Nanni Moretti Mia madre
2015 » RECENSIONE | Drammatico
Con Margherita Buy, John Turturro, Giulia Lazzarini, Nanni Moretti, Beatrice Mancini
30/04/2015 di Laura Bianchi
C'è, soprattutto, una storia minima, intima ed esemplare, scandalosamente privata ed individuale, ma universale, perché tocca corde di diverso genere, dal consuntivo di una vita, alla messa in discussione del senso della finzione, dai rapporti di genere e di generazione, fino all'analisi di una società in cui chi è stato educato alla dimensione politica stenta a trovare una propria collocazione, e a ritrovare le differenze di categorie sociali e culturali.
C'è una tematica, quella della fine vita, che si interseca con quella del fine della vita, intesa sia come percorso individuale, singolo e mediocre, anche se clamorosamente unico e singolare, sia come esistenza collettiva, su questa crosta di terra, ognuno col suo carico di ricordi, rimpianti, sogni infranti o riattaccati insieme dalla volontà di persistere, o di resistere. Moretti non sa, forse non vuole, dare risposte definitive; la sua cifra, artistica e stilistica, è sempre stato l'esercizio del dubbio, scomodo, inesausto, ironico o caustico, e nemmeno questo film fa eccezione; eppure, ogni fotogramma è percorso da una tensione costante, da una ricerca che spinge sempre in là, sempre un po' oltre, le prospettive e le aspettative dei protagonisti.
Così, la presenza - assenza della madre è evocata e ricostruita attraverso immagini mentali, che oscillano fra passato e futuro, fra esperienze vissute ed eventi temuti, e che proiettano i fantasmi, le speranze e le delusioni dei due fratelli, solo apparentemente algidi, egotici o maniacali, ma in realtà ricchi di una vibrante umanità, specchio della nostra.

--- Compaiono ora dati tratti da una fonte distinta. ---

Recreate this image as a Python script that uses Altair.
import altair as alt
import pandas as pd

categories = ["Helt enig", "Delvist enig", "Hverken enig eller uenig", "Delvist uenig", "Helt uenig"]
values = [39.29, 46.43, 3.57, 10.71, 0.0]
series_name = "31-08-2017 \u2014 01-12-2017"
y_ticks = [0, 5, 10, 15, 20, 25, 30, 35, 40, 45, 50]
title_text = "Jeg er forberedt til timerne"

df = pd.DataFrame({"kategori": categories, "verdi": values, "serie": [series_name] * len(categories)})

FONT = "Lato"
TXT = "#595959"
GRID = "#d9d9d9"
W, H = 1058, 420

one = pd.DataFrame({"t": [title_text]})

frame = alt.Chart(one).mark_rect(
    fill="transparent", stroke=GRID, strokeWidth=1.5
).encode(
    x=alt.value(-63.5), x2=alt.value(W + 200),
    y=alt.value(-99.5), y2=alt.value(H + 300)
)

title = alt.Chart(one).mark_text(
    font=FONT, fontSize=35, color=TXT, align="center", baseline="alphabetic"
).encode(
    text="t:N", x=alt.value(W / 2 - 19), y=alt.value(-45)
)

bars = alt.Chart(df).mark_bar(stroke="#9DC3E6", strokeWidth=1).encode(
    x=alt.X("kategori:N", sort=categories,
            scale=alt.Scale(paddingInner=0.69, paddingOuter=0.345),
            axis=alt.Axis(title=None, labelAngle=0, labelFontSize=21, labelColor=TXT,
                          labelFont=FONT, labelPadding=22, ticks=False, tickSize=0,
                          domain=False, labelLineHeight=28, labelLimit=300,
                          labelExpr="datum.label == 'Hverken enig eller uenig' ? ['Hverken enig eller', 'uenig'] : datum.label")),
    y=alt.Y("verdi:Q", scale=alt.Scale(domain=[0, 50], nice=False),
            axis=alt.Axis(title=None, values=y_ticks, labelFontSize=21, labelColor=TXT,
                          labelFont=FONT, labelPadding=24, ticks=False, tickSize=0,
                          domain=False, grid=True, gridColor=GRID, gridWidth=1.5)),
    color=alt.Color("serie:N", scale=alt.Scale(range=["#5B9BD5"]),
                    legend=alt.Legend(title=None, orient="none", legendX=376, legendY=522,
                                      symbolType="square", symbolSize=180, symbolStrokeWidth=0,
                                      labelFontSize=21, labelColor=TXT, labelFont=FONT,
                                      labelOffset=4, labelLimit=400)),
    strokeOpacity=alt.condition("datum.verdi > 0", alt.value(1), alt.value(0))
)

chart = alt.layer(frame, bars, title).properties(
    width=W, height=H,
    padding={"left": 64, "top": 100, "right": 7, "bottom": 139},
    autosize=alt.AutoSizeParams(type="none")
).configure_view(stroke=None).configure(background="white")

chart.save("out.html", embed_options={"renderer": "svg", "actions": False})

La vicenda raccontata da Moretti si dipana in un precario equilibrio fra ironia e commozione, disincanto e turbamento; accanto a sequenze paradossali (come quella, emblematica, dell'attore Turturro costretto a recitare fingendo di guidare, senza però vedere dove sta andando - e la regista Buy che alla fine esclama "Ma voi non avreste dovuto assecondarmi! Il regista è uno stronzo a cui voi fate fare quello che vuole!"), ne convivono altre di un rigore drammatico assoluto (ad esempio, il dialogo fra madre tracheotomizzata e figlia esausta in ospedale, in cui si invertono i ruoli fra giovane sana ed accudente e anziana malata e bisognosa di aiuto, oppure l'inesausta energia della nonna che insegna alla nipote a tradurre una versione di latino).

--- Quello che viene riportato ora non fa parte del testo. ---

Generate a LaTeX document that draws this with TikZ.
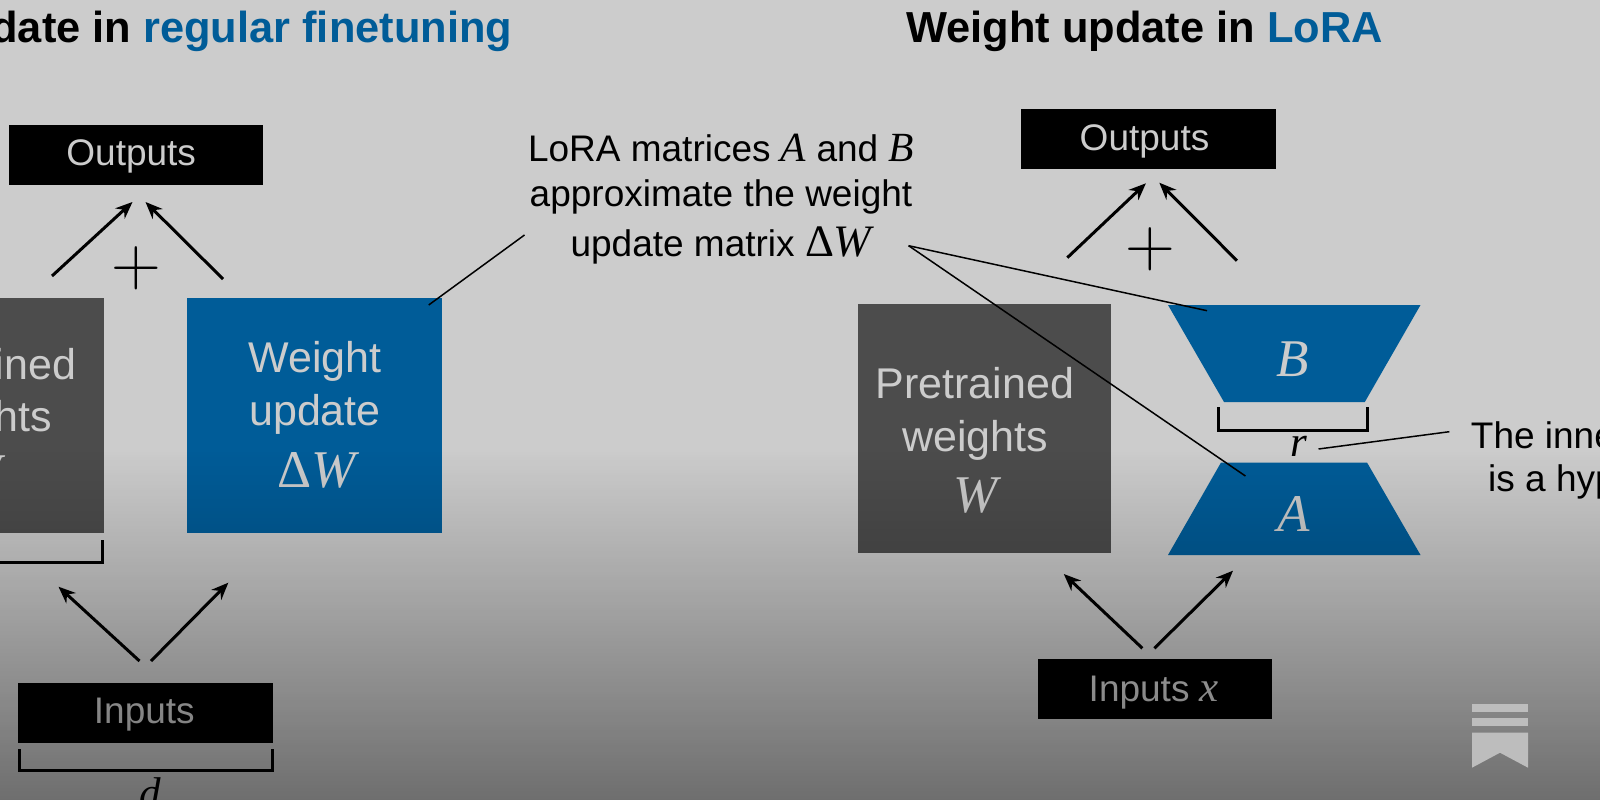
\documentclass[tikz,border=0pt]{standalone}
\usepackage{fontspec}
\newfontfamily\hv{Liberation Sans}
\newfontfamily\ti{Liberation Serif}
\usetikzlibrary{arrows.meta,fadings}
\definecolor{lorablue}{HTML}{0074BE}
\definecolor{weightgray}{HTML}{606060}
\definecolor{iconcol}{HTML}{BDBDBD}
\newcommand{\fs}[1]{\fontsize{#1}{#1}\selectfont}
\newcommand{\mi}[1]{{\ti\itshape #1}}
\newcommand{\capmi}[1]{{\ti\itshape\fs{41.5}#1}}
\newcommand{\setbase}[2]{\raisebox{#1}[0pt][0pt]{#2}}
\tikzfading[name=bottomdark, top color=transparent!100, bottom color=transparent!0]
\tikzset{
  titletext/.style={inner sep=0pt, anchor=base, font=\hv\bfseries\fs{43.4}, text=black},
  captext/.style={inner sep=0pt, anchor=base, font=\hv\fs{37}, text=black},
  boxtext/.style={inner sep=0pt, anchor=base, font=\hv\fs{43}, text=white},
  mathbig/.style={inner sep=0pt, anchor=base, font=\ti\fs{53}, text=white},
  mathsmall/.style={inner sep=0pt, anchor=base, font=\ti\itshape\fs{43}, text=black},
  blackbox/.style={fill=black, inner sep=0pt, font=\hv\fs{37}, text=white},
  bluebox/.style={fill=lorablue, inner sep=0pt},
  graybox/.style={fill=weightgray, inner sep=0pt},
  flowarrow/.style={line width=3pt, draw=black, -{Stealth[length=17pt,width=14pt]}},
  leader/.style={line width=1.5pt, draw=black},
  widthbracket/.style={line width=3pt, draw=black, line join=miter},
  plusmark/.style={inner sep=0pt, font=\fs{69}\addfontfeature{FakeBold=1.4}, text=black},
}
\begin{document}
\begin{tikzpicture}[x=1pt,y=-1pt]
\useasboundingbox (0,0) rectangle (1600,800);
\clip (0,0) rectangle (1600,800);
\fill[white] (0,0) rectangle (1600,800);

% ---------- left panel
\node[titletext, anchor=base east] (titleL) at (512.5,43) {Weight update in \textcolor{lorablue}{regular finetuning}};
\node[blackbox, minimum width=254.5pt, minimum height=60pt] (outL) at (136.2,155) {\setbase{-10pt}{Outputs}\hspace*{10pt}};
\node[graybox, minimum width=255pt, minimum height=235.5pt] (pretL) at (-24,415.7) {};
\node[bluebox, minimum width=255.5pt, minimum height=235.5pt] (updL) at (314.7,415.7) {};
\node[boxtext] (preL1) at (-23,379) {Pretrained};
\node[boxtext] (preL2) at (-21,431) {weights};
\node[mathbig] (preL3) at (-20,490) {\mi{W}};
\node[boxtext] (updL1) at (315,372) {Weight};
\node[boxtext] (updL2) at (315,425) {update};
\node[mathbig] (updL3) at (317,487) {Δ\mi{W}};
\node[plusmark] (plusL) at (136,268) {+};
\node[blackbox, minimum width=254.7pt, minimum height=59.4pt] (inL) at (145.3,713) {\setbase{-10.5pt}{Inputs}\hspace*{2pt}};
\node[mathsmall] (dL) at (150,807) {d};

\coordinate (aL1s) at (52,276);     \coordinate (aL1e) at (132.5,202);
\coordinate (aL2s) at (223,279);    \coordinate (aL2e) at (145.5,202);
\coordinate (aL3s) at (139.5,661);  \coordinate (aL3e) at (58.5,586.7);
\coordinate (aL4s) at (151,661);    \coordinate (aL4e) at (228.3,582.7);
\draw[flowarrow] (aL1s) -- (aL1e);
\draw[flowarrow] (aL2s) -- (aL2e);
\draw[flowarrow] (aL3s) -- (aL3e);
\draw[flowarrow] (aL4s) -- (aL4e);
\draw[widthbracket] (-120,540) |- (102.3,562) -- (102.3,540);
\draw[widthbracket] (19,749.3) |- (272.5,770.7) -- (272.5,749.3);

% ---------- caption
\node[captext] (capA) at (721,161) {LoRA matrices \capmi{A} and \capmi{B}};
\node[captext] (capB) at (721,206) {approximate the weight};
\node[captext] (capC) at (721,256) {update matrix {\ti\fs{45}Δ}{\ti\itshape\fs{45}W}};
\coordinate (capLeadL) at (524.5,235);
\coordinate (capLeadR) at (908.6,245.7);
\coordinate (leadUpd) at (428.7,305);
\coordinate (leadB) at (1207,310.7);
\coordinate (leadA) at (1245.4,476);

% ---------- right panel
\node[titletext, anchor=base west] (titleR) at (906,43) {Weight update in \textcolor{lorablue}{LoRA}};
\node[blackbox, minimum width=255pt, minimum height=60pt] (outR) at (1148.5,139) {\setbase{-11pt}{Outputs}\hspace*{8pt}};
\node[graybox, minimum width=253.2pt, minimum height=249.3pt] (pretR) at (984.4,428.7) {};
\node[boxtext] (preR1) at (975,398) {Pretrained};
\node[boxtext] (preR2) at (975,451) {weights};
\node[mathbig] (preR3) at (976,512) {\mi{W}};
\node[plusmark] (plusR) at (1150,249) {+};

\coordinate (Btl) at (1168,305);   \coordinate (Btr) at (1420.5,305);
\coordinate (Bbr) at (1364.8,402); \coordinate (Bbl) at (1224,402);
\coordinate (Atl) at (1221,462.5); \coordinate (Atr) at (1367,462.5);
\coordinate (Abr) at (1420.5,555); \coordinate (Abl) at (1168,555);
\fill[lorablue] (Btl) -- (Btr) -- (Bbr) -- (Bbl) -- cycle;
\fill[lorablue] (Atl) -- (Atr) -- (Abr) -- (Abl) -- cycle;
\node[mathbig] (labB) at (1292.6,376) {\mi{B}};
\node[mathbig] (labA) at (1293.6,531) {\mi{A}};

\draw[widthbracket] (1218,407.3) |- (1367,430) -- (1367,407.3);
\node[mathsmall] (labr) at (1298.5,456) {r};

\node[captext] (innerA) at (1470.7,448) [anchor=base west] {The inner dimension \mi{r}};
\node[captext] (innerB) at (1488,491.7) [anchor=base west] {is a hyperparameter};
\coordinate (leadrS) at (1318.5,449);
\coordinate (leadrE) at (1449.4,431.7);

\node[blackbox, minimum width=233.7pt, minimum height=60.3pt] (inR) at (1154.8,689.2) {\setbase{-12.5pt}{Inputs {\ti\itshape\fs{43}x}}\hspace*{2pt}};

\coordinate (aR1s) at (1067.3,257.7); \coordinate (aR1e) at (1145.9,183.3);
\coordinate (aR2s) at (1237,260.7);   \coordinate (aR2e) at (1159.3,182.7);
\coordinate (aR3s) at (1142.4,648.3); \coordinate (aR3e) at (1063.8,574);
\coordinate (aR4s) at (1154.3,648.3); \coordinate (aR4e) at (1233,570.7);
\draw[flowarrow] (aR1s) -- (aR1e);
\draw[flowarrow] (aR2s) -- (aR2e);
\draw[flowarrow] (aR3s) -- (aR3e);
\draw[flowarrow] (aR4s) -- (aR4e);

% ---------- leader lines
\draw[leader] (capLeadL) -- (leadUpd);
\draw[leader] (capLeadR) -- (leadB);
\draw[leader] (capLeadR) -- (leadA);
\draw[leader] (leadrS) -- (leadrE);

% ---------- dim overlay
\fill[black, opacity=0.2] (0,0) rectangle (1600,800);
\fill[black, fill opacity=0.46, path fading=bottomdark, fit fading=true] (-60,450) rectangle (1660,800);

% ---------- bookmark icon
\fill[iconcol] (1472,704) rectangle (1528,711.7);
\fill[iconcol] (1472,718.3) rectangle (1528,726);
\fill[iconcol] (1472,732.7) -- (1528,732.7) -- (1528,767.7) -- (1500,752.7) -- (1472,767.7) -- cycle;
\end{tikzpicture}
\end{document}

C'è una colonna sonora composta da brani non originali, ma scelti da Moretti per connettere intimamente fra loro le oscillazioni fra sogno e realtà che costituiscono la colonna portante della narrazione. Così, la parte strumentale è di Philip Glass o Arvo Part, e dà forma a timori o tensioni, mentre Famous Blue Raincoat di Leonard Cohen o Baby’s Coming Back to Me dell'ex Pulp Jarvis Coker sottolineano la trasformazione - fascinazione operata dalla vita, quando viene compresa un po' di più, quando il mistero si fa meno fitto, e la realtà sembra divenire un'opera d'arte.
C'è un regista, infine, che si immedesima in una figlia, in sua madre, in sua nipote, in tre generazioni di donne, legate insieme da un affetto impreciso e purissimo, e ci rende partecipi, con rispetto, con attenzione, quasi con pudore, dei propri turbamenti. Ascoltarli è esercizio difficile e doloroso, ma necessario, anche per noi.